- SET TASK -
Look at the data below and print exactly the lines from its first line through the line with "const phaseBounds = [2.2, 3.04, 4.76];"; the pictures stay out of the copy.
· · · ·
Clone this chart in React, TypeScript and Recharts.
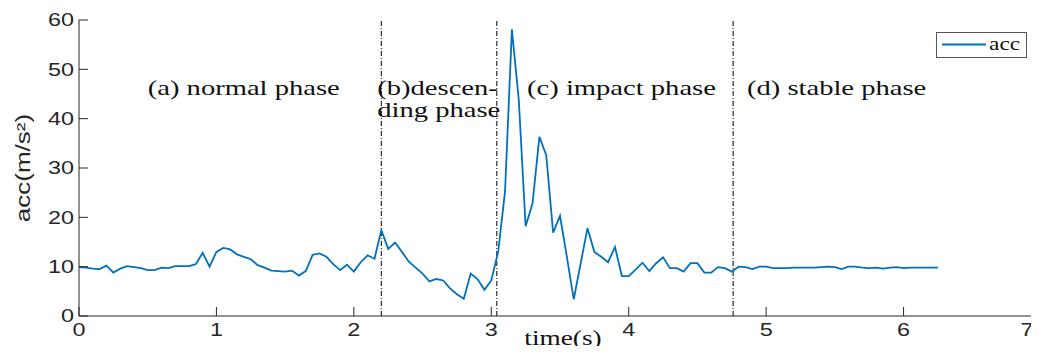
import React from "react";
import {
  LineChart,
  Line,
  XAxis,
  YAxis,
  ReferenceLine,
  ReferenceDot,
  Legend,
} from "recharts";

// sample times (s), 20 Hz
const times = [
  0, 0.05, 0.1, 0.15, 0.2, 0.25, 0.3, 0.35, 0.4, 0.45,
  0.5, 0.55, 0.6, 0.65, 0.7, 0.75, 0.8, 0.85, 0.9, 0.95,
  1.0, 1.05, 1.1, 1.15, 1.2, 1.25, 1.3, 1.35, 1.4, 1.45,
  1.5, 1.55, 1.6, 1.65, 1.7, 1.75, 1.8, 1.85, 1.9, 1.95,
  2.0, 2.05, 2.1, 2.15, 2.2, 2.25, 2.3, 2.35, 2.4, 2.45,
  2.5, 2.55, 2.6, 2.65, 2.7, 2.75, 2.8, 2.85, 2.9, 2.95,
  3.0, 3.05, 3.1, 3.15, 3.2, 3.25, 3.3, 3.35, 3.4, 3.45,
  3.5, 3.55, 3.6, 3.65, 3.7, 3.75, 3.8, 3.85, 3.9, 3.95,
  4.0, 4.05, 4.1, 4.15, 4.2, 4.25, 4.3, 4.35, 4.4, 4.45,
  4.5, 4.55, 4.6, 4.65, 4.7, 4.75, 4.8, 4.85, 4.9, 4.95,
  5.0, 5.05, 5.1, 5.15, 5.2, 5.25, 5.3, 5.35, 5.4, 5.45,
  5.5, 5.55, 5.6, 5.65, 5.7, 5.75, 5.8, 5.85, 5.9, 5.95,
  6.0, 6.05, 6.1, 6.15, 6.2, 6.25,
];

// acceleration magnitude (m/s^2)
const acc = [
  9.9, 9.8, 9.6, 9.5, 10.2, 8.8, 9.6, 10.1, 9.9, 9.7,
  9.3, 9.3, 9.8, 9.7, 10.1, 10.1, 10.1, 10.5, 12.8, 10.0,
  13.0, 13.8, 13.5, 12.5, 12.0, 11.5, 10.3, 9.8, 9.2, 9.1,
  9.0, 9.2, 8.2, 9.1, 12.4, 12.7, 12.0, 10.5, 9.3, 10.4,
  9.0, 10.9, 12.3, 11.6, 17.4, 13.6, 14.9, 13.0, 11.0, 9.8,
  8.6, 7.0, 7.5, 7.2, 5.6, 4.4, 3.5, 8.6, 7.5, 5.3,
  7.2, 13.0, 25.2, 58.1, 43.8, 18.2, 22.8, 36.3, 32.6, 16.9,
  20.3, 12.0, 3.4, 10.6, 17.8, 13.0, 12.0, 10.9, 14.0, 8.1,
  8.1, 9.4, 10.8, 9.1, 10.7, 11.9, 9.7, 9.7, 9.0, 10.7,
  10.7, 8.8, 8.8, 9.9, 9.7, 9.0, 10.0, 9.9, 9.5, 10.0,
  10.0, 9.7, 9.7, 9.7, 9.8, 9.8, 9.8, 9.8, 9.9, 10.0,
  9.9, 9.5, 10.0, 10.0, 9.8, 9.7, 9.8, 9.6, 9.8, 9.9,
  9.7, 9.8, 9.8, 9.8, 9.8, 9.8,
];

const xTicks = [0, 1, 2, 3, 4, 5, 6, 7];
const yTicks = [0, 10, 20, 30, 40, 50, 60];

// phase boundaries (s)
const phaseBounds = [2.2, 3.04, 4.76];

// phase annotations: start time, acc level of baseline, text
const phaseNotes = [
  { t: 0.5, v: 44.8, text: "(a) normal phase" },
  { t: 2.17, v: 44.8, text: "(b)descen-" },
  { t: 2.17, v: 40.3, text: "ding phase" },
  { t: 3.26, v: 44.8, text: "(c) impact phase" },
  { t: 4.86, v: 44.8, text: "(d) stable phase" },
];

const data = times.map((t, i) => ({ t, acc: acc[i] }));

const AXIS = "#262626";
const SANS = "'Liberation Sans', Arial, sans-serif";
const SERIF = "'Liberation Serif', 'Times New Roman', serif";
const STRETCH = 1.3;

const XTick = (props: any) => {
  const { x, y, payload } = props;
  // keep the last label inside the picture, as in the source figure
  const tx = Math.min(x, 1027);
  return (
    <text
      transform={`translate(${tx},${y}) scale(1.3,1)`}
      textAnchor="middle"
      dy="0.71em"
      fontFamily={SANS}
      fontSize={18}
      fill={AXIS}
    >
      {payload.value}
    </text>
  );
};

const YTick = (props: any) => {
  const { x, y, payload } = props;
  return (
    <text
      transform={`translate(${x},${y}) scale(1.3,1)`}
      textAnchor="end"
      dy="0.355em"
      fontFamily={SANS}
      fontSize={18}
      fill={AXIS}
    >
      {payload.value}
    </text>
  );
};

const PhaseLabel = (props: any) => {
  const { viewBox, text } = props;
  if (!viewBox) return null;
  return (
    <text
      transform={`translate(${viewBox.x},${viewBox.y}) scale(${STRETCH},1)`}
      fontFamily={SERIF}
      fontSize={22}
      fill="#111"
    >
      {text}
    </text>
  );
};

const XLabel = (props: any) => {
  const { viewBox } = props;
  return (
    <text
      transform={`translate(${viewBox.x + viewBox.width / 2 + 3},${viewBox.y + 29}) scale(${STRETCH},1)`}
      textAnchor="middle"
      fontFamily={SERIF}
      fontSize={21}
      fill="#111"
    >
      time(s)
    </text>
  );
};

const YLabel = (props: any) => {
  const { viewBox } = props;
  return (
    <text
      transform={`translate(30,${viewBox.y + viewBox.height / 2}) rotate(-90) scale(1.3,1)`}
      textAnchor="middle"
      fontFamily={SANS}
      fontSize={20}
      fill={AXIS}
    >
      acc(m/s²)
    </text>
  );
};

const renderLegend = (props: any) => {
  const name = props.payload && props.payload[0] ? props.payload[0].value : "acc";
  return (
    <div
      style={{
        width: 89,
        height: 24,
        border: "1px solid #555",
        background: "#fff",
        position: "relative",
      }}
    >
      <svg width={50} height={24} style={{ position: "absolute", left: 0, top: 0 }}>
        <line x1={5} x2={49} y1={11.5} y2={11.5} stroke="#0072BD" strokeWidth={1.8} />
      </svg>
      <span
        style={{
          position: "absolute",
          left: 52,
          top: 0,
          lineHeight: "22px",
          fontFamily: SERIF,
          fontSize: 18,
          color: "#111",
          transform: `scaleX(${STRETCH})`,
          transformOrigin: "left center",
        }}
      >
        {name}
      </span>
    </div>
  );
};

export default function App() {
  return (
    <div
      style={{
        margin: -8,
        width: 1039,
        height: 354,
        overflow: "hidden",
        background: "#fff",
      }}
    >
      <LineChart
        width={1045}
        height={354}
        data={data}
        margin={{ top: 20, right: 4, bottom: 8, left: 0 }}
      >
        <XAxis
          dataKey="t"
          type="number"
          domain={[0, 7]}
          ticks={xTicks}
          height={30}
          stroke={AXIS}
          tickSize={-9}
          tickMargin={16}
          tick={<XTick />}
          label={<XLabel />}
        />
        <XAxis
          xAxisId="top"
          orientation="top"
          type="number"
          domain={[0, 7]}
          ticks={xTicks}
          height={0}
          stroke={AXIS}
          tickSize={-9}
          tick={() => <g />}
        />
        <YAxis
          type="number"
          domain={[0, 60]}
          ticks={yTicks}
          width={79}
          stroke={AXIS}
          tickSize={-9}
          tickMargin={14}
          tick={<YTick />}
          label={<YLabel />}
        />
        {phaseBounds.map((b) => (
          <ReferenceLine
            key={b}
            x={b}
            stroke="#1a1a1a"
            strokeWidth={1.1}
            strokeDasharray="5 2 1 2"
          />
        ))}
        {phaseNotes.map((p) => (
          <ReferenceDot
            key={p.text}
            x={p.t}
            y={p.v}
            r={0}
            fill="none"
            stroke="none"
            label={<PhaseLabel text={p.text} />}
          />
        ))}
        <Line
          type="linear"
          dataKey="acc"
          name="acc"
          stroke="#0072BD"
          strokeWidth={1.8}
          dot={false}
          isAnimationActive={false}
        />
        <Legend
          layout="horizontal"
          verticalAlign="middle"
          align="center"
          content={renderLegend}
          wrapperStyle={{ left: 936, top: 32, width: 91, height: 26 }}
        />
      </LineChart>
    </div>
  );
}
· · · ·
- WRITTEN SOLUTION -
Clone this chart in React, TypeScript and Recharts.
import React from "react";
import {
  LineChart,
  Line,
  XAxis,
  YAxis,
  ReferenceLine,
  ReferenceDot,
  Legend,
} from "recharts";

// sample times (s), 20 Hz
const times = [
  0, 0.05, 0.1, 0.15, 0.2, 0.25, 0.3, 0.35, 0.4, 0.45,
  0.5, 0.55, 0.6, 0.65, 0.7, 0.75, 0.8, 0.85, 0.9, 0.95,
  1.0, 1.05, 1.1, 1.15, 1.2, 1.25, 1.3, 1.35, 1.4, 1.45,
  1.5, 1.55, 1.6, 1.65, 1.7, 1.75, 1.8, 1.85, 1.9, 1.95,
  2.0, 2.05, 2.1, 2.15, 2.2, 2.25, 2.3, 2.35, 2.4, 2.45,
  2.5, 2.55, 2.6, 2.65, 2.7, 2.75, 2.8, 2.85, 2.9, 2.95,
  3.0, 3.05, 3.1, 3.15, 3.2, 3.25, 3.3, 3.35, 3.4, 3.45,
  3.5, 3.55, 3.6, 3.65, 3.7, 3.75, 3.8, 3.85, 3.9, 3.95,
  4.0, 4.05, 4.1, 4.15, 4.2, 4.25, 4.3, 4.35, 4.4, 4.45,
  4.5, 4.55, 4.6, 4.65, 4.7, 4.75, 4.8, 4.85, 4.9, 4.95,
  5.0, 5.05, 5.1, 5.15, 5.2, 5.25, 5.3, 5.35, 5.4, 5.45,
  5.5, 5.55, 5.6, 5.65, 5.7, 5.75, 5.8, 5.85, 5.9, 5.95,
  6.0, 6.05, 6.1, 6.15, 6.2, 6.25,
];

// acceleration magnitude (m/s^2)
const acc = [
  9.9, 9.8, 9.6, 9.5, 10.2, 8.8, 9.6, 10.1, 9.9, 9.7,
  9.3, 9.3, 9.8, 9.7, 10.1, 10.1, 10.1, 10.5, 12.8, 10.0,
  13.0, 13.8, 13.5, 12.5, 12.0, 11.5, 10.3, 9.8, 9.2, 9.1,
  9.0, 9.2, 8.2, 9.1, 12.4, 12.7, 12.0, 10.5, 9.3, 10.4,
  9.0, 10.9, 12.3, 11.6, 17.4, 13.6, 14.9, 13.0, 11.0, 9.8,
  8.6, 7.0, 7.5, 7.2, 5.6, 4.4, 3.5, 8.6, 7.5, 5.3,
  7.2, 13.0, 25.2, 58.1, 43.8, 18.2, 22.8, 36.3, 32.6, 16.9,
  20.3, 12.0, 3.4, 10.6, 17.8, 13.0, 12.0, 10.9, 14.0, 8.1,
  8.1, 9.4, 10.8, 9.1, 10.7, 11.9, 9.7, 9.7, 9.0, 10.7,
  10.7, 8.8, 8.8, 9.9, 9.7, 9.0, 10.0, 9.9, 9.5, 10.0,
  10.0, 9.7, 9.7, 9.7, 9.8, 9.8, 9.8, 9.8, 9.9, 10.0,
  9.9, 9.5, 10.0, 10.0, 9.8, 9.7, 9.8, 9.6, 9.8, 9.9,
  9.7, 9.8, 9.8, 9.8, 9.8, 9.8,
];

const xTicks = [0, 1, 2, 3, 4, 5, 6, 7];
const yTicks = [0, 10, 20, 30, 40, 50, 60];

// phase boundaries (s)
const phaseBounds = [2.2, 3.04, 4.76];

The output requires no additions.